- GIVEN RECORDS
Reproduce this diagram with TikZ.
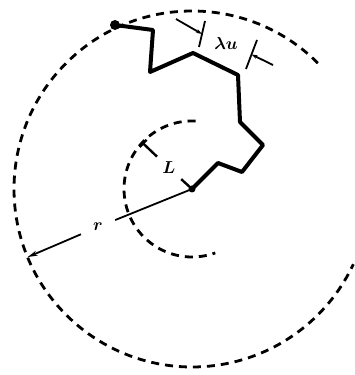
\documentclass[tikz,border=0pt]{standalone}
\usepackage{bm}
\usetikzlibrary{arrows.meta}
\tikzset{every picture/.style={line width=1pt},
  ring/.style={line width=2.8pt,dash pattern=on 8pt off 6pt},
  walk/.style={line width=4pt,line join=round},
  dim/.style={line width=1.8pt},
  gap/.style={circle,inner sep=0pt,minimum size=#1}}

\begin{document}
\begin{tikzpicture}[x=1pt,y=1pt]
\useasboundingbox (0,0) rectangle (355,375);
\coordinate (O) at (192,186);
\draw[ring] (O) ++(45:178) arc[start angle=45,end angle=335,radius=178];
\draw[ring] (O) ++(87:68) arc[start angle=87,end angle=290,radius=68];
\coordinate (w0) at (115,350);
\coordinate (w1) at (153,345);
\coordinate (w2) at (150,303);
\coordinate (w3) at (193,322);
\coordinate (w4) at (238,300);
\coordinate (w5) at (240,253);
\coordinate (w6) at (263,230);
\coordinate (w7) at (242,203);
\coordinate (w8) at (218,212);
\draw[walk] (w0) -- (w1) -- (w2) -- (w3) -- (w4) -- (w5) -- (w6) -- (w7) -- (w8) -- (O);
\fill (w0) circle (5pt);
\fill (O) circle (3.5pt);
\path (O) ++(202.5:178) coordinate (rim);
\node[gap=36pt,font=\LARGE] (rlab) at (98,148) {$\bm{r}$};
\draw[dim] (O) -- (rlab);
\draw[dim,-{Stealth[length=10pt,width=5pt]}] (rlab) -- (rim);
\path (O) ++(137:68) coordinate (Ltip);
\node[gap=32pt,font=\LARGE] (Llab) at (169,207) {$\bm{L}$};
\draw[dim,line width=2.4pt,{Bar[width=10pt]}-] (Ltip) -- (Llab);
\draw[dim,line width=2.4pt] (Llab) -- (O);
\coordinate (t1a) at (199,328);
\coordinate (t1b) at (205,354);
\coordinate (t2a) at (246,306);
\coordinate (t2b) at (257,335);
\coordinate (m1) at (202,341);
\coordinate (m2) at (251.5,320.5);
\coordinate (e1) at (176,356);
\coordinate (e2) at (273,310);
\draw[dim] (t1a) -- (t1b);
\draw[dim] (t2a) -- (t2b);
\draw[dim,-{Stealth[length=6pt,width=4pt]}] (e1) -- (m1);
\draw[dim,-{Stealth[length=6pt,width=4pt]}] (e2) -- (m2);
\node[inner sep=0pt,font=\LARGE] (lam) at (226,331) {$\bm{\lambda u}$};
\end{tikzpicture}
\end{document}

==

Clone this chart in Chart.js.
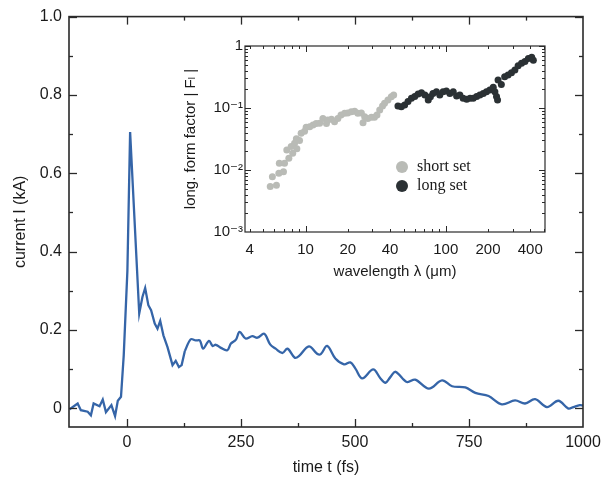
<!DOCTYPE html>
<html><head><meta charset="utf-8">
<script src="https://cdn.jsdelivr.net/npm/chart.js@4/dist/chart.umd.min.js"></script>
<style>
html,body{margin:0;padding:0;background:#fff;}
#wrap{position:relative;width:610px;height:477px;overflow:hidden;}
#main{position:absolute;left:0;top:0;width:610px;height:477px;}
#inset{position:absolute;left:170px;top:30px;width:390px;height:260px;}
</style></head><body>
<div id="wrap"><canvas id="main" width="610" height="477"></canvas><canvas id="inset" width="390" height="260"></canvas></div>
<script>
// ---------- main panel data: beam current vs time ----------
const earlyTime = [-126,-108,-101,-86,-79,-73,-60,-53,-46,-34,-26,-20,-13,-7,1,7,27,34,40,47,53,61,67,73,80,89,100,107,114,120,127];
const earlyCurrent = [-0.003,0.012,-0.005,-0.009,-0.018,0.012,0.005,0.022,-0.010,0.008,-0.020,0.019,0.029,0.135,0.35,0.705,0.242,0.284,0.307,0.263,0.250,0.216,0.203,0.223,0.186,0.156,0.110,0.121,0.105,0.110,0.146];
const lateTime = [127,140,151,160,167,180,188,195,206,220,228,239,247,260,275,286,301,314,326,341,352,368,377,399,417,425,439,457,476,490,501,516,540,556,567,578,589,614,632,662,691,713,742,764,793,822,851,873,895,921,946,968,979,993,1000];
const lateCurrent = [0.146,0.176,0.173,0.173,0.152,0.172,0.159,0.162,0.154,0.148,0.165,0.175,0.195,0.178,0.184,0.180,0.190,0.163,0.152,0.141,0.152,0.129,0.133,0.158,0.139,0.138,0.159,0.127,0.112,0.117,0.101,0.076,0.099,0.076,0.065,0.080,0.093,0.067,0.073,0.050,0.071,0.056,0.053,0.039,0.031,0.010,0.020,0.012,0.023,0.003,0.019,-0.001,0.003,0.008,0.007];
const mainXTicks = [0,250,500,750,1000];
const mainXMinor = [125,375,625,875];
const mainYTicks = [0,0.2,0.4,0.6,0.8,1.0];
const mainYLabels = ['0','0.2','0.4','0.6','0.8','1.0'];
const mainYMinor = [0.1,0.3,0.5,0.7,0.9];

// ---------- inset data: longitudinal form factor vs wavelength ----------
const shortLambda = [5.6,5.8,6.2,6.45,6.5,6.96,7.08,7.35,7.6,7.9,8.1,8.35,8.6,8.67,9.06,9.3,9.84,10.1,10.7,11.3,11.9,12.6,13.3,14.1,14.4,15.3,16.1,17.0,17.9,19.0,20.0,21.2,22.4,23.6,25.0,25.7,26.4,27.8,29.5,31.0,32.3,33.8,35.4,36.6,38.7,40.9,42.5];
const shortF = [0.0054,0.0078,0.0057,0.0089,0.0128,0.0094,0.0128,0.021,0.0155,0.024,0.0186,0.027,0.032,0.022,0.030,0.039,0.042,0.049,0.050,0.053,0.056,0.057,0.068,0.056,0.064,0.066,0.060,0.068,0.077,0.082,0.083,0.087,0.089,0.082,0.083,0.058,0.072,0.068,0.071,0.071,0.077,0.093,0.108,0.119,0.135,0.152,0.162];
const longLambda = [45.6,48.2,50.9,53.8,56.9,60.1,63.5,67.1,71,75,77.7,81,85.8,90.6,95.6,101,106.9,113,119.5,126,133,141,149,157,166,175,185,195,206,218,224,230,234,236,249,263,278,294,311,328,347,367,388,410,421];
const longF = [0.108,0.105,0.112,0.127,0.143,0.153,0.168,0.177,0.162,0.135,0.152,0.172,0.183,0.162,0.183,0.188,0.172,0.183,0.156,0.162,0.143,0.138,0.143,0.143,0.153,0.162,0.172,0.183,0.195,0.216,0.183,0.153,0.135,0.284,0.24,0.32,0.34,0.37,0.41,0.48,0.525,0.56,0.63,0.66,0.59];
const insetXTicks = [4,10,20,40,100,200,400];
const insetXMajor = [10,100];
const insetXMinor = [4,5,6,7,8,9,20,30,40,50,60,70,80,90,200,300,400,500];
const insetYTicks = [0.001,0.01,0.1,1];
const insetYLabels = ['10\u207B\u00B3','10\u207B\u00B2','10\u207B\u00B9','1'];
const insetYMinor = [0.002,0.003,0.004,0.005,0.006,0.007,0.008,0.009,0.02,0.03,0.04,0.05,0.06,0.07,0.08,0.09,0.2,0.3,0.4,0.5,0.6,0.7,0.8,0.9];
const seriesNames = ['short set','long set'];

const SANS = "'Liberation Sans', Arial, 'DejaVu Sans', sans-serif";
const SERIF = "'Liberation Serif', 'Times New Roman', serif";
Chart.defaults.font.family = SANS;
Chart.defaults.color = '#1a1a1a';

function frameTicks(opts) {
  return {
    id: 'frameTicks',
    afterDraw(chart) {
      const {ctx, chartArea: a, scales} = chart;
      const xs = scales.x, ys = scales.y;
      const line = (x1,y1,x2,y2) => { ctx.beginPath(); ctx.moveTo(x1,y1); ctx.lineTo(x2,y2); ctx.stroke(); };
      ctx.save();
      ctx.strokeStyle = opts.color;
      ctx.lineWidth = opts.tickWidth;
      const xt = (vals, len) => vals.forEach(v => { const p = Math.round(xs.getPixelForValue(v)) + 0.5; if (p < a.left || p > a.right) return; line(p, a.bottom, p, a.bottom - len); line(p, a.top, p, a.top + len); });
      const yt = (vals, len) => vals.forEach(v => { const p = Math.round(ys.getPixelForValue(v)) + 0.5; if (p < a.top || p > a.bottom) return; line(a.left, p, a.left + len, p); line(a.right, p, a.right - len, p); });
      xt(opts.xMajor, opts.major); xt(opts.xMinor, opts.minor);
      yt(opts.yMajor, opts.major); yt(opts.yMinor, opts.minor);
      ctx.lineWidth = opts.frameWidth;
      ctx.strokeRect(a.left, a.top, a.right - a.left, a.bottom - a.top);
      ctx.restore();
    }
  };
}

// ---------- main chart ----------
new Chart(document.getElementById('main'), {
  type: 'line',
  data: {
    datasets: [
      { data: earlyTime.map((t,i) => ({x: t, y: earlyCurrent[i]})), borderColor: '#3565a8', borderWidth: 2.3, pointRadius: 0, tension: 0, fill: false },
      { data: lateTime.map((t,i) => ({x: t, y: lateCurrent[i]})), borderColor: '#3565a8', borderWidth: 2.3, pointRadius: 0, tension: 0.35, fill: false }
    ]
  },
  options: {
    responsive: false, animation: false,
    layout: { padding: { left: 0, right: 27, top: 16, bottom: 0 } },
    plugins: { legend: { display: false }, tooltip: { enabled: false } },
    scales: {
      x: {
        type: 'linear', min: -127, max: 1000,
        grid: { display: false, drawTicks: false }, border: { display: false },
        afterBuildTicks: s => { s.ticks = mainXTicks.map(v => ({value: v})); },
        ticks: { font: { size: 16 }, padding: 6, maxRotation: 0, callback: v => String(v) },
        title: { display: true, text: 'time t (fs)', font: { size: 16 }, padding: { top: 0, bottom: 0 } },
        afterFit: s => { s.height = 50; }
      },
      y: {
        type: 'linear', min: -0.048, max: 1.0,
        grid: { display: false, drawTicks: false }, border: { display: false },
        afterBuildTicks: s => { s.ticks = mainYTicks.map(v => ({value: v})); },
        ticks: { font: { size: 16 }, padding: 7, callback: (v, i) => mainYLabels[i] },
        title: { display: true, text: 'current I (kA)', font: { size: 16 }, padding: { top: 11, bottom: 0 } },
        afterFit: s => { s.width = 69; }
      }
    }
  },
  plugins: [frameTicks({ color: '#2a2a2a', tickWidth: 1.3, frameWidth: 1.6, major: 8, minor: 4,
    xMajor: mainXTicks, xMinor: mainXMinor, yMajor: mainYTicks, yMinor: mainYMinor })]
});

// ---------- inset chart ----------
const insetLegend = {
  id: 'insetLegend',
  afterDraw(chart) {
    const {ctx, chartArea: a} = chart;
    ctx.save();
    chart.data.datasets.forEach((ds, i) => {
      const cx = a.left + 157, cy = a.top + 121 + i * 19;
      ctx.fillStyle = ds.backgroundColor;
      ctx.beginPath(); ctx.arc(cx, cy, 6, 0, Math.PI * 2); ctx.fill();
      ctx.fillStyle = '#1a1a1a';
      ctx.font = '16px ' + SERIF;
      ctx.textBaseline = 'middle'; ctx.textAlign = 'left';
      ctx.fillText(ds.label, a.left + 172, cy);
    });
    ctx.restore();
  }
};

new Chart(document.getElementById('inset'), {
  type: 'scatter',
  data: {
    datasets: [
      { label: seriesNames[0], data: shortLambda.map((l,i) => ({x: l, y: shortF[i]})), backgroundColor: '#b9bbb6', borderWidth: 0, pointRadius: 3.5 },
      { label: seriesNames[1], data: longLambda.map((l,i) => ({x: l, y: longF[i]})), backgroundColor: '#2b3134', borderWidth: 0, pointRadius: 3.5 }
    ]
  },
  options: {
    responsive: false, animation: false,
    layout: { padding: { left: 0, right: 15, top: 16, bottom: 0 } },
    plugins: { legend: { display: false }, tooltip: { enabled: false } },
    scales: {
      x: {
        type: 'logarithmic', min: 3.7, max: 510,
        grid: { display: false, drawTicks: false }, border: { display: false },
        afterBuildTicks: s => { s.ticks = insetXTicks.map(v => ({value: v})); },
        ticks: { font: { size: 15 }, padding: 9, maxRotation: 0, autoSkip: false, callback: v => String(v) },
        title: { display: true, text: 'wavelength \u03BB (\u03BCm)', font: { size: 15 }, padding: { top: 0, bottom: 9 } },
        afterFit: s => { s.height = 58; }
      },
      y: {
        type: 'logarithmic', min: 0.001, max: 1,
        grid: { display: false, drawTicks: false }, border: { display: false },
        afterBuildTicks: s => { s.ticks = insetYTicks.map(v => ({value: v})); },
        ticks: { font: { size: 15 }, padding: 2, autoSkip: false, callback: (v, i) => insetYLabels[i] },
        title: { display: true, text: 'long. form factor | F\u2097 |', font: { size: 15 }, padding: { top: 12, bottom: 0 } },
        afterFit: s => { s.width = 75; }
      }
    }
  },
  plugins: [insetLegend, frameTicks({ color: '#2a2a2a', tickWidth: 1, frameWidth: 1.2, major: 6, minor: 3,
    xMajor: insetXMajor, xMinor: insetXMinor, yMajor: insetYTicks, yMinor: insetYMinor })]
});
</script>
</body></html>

...

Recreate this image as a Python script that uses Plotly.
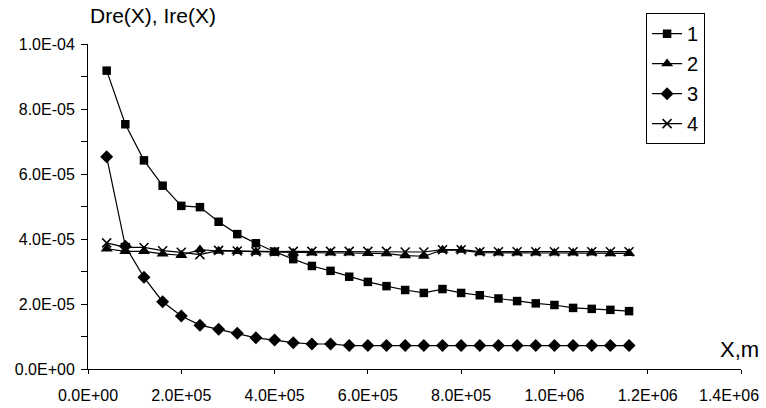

- CHALLENGE
Pick out the lines that contain "this" and copy them.

- RESPONSE TO THE TASK
Reproduce this diagram with TikZ.
Clone this chart in Chart.js.
Recreate this image as a Python script that uses Plotly.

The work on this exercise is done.